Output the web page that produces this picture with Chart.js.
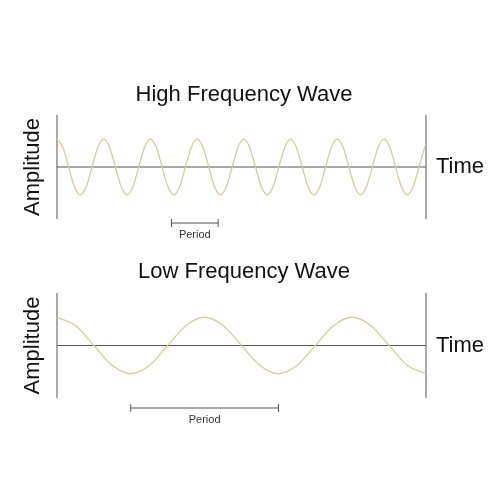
<!DOCTYPE html>
<html>
<head>
<script src="https://cdn.jsdelivr.net/npm/chart.js@4"></script>
<style>
  body { margin: 0; background: #fff; }
  canvas { display: block; }
</style>
</head>
<body>
<canvas id="high" width="500" height="250"></canvas>
<canvas id="low" width="500" height="250"></canvas>
<script>
// time in eighths of a period, amplitude in units of peak height
const highTimes = [0, 1, 2, 3, 4, 5, 6, 7, 8, 9, 10, 11, 12, 13, 14, 15, 16, 17, 18, 19, 20, 21, 22, 23, 24, 25, 26, 27, 28, 29, 30, 31,
    32, 33, 34, 35, 36, 37, 38, 39, 40, 41, 42, 43, 44, 45, 46, 47, 48, 49, 50, 51, 52, 53, 54, 55, 56, 57, 58, 59, 60, 61, 62, 63, 63.2];
const highValues = [1, 0.71, 0, -0.71, -1, -0.71, 0, 0.71, 1, 0.71, 0, -0.71, -1, -0.71, 0, 0.71,
    1, 0.71, 0, -0.71, -1, -0.71, 0, 0.71, 1, 0.71, 0, -0.71, -1, -0.71, 0, 0.71,
    1, 0.71, 0, -0.71, -1, -0.71, 0, 0.71, 1, 0.71, 0, -0.71, -1, -0.71, 0, 0.71,
    1, 0.71, 0, -0.71, -1, -0.71, 0, 0.71, 1, 0.71, 0, -0.71, -1, -0.71, 0, 0.71, 0.82];
const lowTimes = [0, 1, 2, 3, 4, 5, 6, 7, 8, 9, 10, 11, 12, 13, 14, 15, 16, 17, 18, 19, 20];
const lowValues = [1, 0.71, 0, -0.71, -1, -0.71, 0, 0.71, 1, 0.71, 0, -0.71, -1, -0.71, 0, 0.71, 1, 0.71, 0, -0.71, -1];
const highPeriod = [19.6, 27.6];
const lowPeriod = [4, 12];

const waveColor = '#d9cb98';
const axisColor = '#555';

const frame = {
    id: 'frame',
    beforeDatasetsDraw(chart, args, opts) {
        const { ctx, chartArea: a, scales: { y } } = chart;
        ctx.save();
        ctx.strokeStyle = axisColor;
        ctx.lineWidth = 1;
        ctx.beginPath();
        ctx.moveTo(a.left, a.top); ctx.lineTo(a.left, a.bottom);
        ctx.moveTo(a.right, a.top); ctx.lineTo(a.right, a.bottom);
        ctx.moveTo(a.left, y.getPixelForValue(0)); ctx.lineTo(a.right, y.getPixelForValue(0));
        ctx.stroke();
        ctx.restore();
    },
    afterDraw(chart, args, opts) {
        const { ctx, scales: { x, y } } = chart;
        const mid = y.getPixelForValue(0);
        ctx.save();
        ctx.fillStyle = '#111';
        ctx.font = '22px "Liberation Sans", Arial, sans-serif';
        ctx.textAlign = 'center';
        ctx.textBaseline = 'middle';
        ctx.fillText(opts.title, 244, opts.titleY);
        ctx.textAlign = 'left';
        ctx.fillText('Time', 436, mid);
        ctx.translate(33, mid);
        ctx.rotate(-Math.PI / 2);
        ctx.textAlign = 'center';
        ctx.fillText('Amplitude', 0, 0);
        ctx.restore();

        const x0 = x.getPixelForValue(opts.period[0]);
        const x1 = x.getPixelForValue(opts.period[1]);
        const by = opts.bracketY;
        ctx.save();
        ctx.strokeStyle = axisColor;
        ctx.lineWidth = 1;
        ctx.beginPath();
        ctx.moveTo(x0, by); ctx.lineTo(x1, by);
        ctx.moveTo(x0, by - 4); ctx.lineTo(x0, by + 4);
        ctx.moveTo(x1, by - 4); ctx.lineTo(x1, by + 4);
        ctx.stroke();
        ctx.fillStyle = '#333';
        ctx.font = '11px "Liberation Sans", Arial, sans-serif';
        ctx.textAlign = 'center';
        ctx.textBaseline = 'middle';
        ctx.fillText('Period', (x0 + x1) / 2, by + 12);
        ctx.restore();
    }
};

function makeWave(id, times, values, maxT, padding, frameOpts) {
    new Chart(document.getElementById(id), {
        type: 'line',
        data: {
            datasets: [{
                data: times.map((t, i) => ({ x: t, y: values[i] })),
                borderColor: waveColor,
                borderWidth: 1.3,
                pointRadius: 0,
                cubicInterpolationMode: 'monotone'
            }]
        },
        options: {
            responsive: false,
            animation: false,
            layout: { padding: padding },
            scales: {
                x: { type: 'linear', min: 0, max: maxT, display: false },
                y: { min: -1.86, max: 1.86, display: false }
            },
            plugins: {
                legend: { display: false },
                tooltip: { enabled: false },
                frame: frameOpts
            }
        },
        plugins: [frame]
    });
}

makeWave('high', highTimes, highValues, 63.2,
    { left: 57, right: 74, top: 115, bottom: 31 },
    { title: 'High Frequency Wave', titleY: 95, period: highPeriod, bracketY: 223 });
makeWave('low', lowTimes, lowValues, 20,
    { left: 57, right: 74, top: 43, bottom: 102 },
    { title: 'Low Frequency Wave', titleY: 22, period: lowPeriod, bracketY: 158 });
</script>
</body>
</html>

-=-=-

_TASK GOAL:_
Up to and including the line with "const axisColor = '#555';", copy the data above from its first line. Skip pictures.

_EXERCISE RESPONSE:_
Output the web page that produces this picture with Chart.js.
<!DOCTYPE html>
<html>
<head>
<script src="https://cdn.jsdelivr.net/npm/chart.js@4"></script>
<style>
  body { margin: 0; background: #fff; }
  canvas { display: block; }
</style>
</head>
<body>
<canvas id="high" width="500" height="250"></canvas>
<canvas id="low" width="500" height="250"></canvas>
<script>
// time in eighths of a period, amplitude in units of peak height
const highTimes = [0, 1, 2, 3, 4, 5, 6, 7, 8, 9, 10, 11, 12, 13, 14, 15, 16, 17, 18, 19, 20, 21, 22, 23, 24, 25, 26, 27, 28, 29, 30, 31,
    32, 33, 34, 35, 36, 37, 38, 39, 40, 41, 42, 43, 44, 45, 46, 47, 48, 49, 50, 51, 52, 53, 54, 55, 56, 57, 58, 59, 60, 61, 62, 63, 63.2];
const highValues = [1, 0.71, 0, -0.71, -1, -0.71, 0, 0.71, 1, 0.71, 0, -0.71, -1, -0.71, 0, 0.71,
    1, 0.71, 0, -0.71, -1, -0.71, 0, 0.71, 1, 0.71, 0, -0.71, -1, -0.71, 0, 0.71,
    1, 0.71, 0, -0.71, -1, -0.71, 0, 0.71, 1, 0.71, 0, -0.71, -1, -0.71, 0, 0.71,
    1, 0.71, 0, -0.71, -1, -0.71, 0, 0.71, 1, 0.71, 0, -0.71, -1, -0.71, 0, 0.71, 0.82];
const lowTimes = [0, 1, 2, 3, 4, 5, 6, 7, 8, 9, 10, 11, 12, 13, 14, 15, 16, 17, 18, 19, 20];
const lowValues = [1, 0.71, 0, -0.71, -1, -0.71, 0, 0.71, 1, 0.71, 0, -0.71, -1, -0.71, 0, 0.71, 1, 0.71, 0, -0.71, -1];
const highPeriod = [19.6, 27.6];
const lowPeriod = [4, 12];

const waveColor = '#d9cb98';
const axisColor = '#555';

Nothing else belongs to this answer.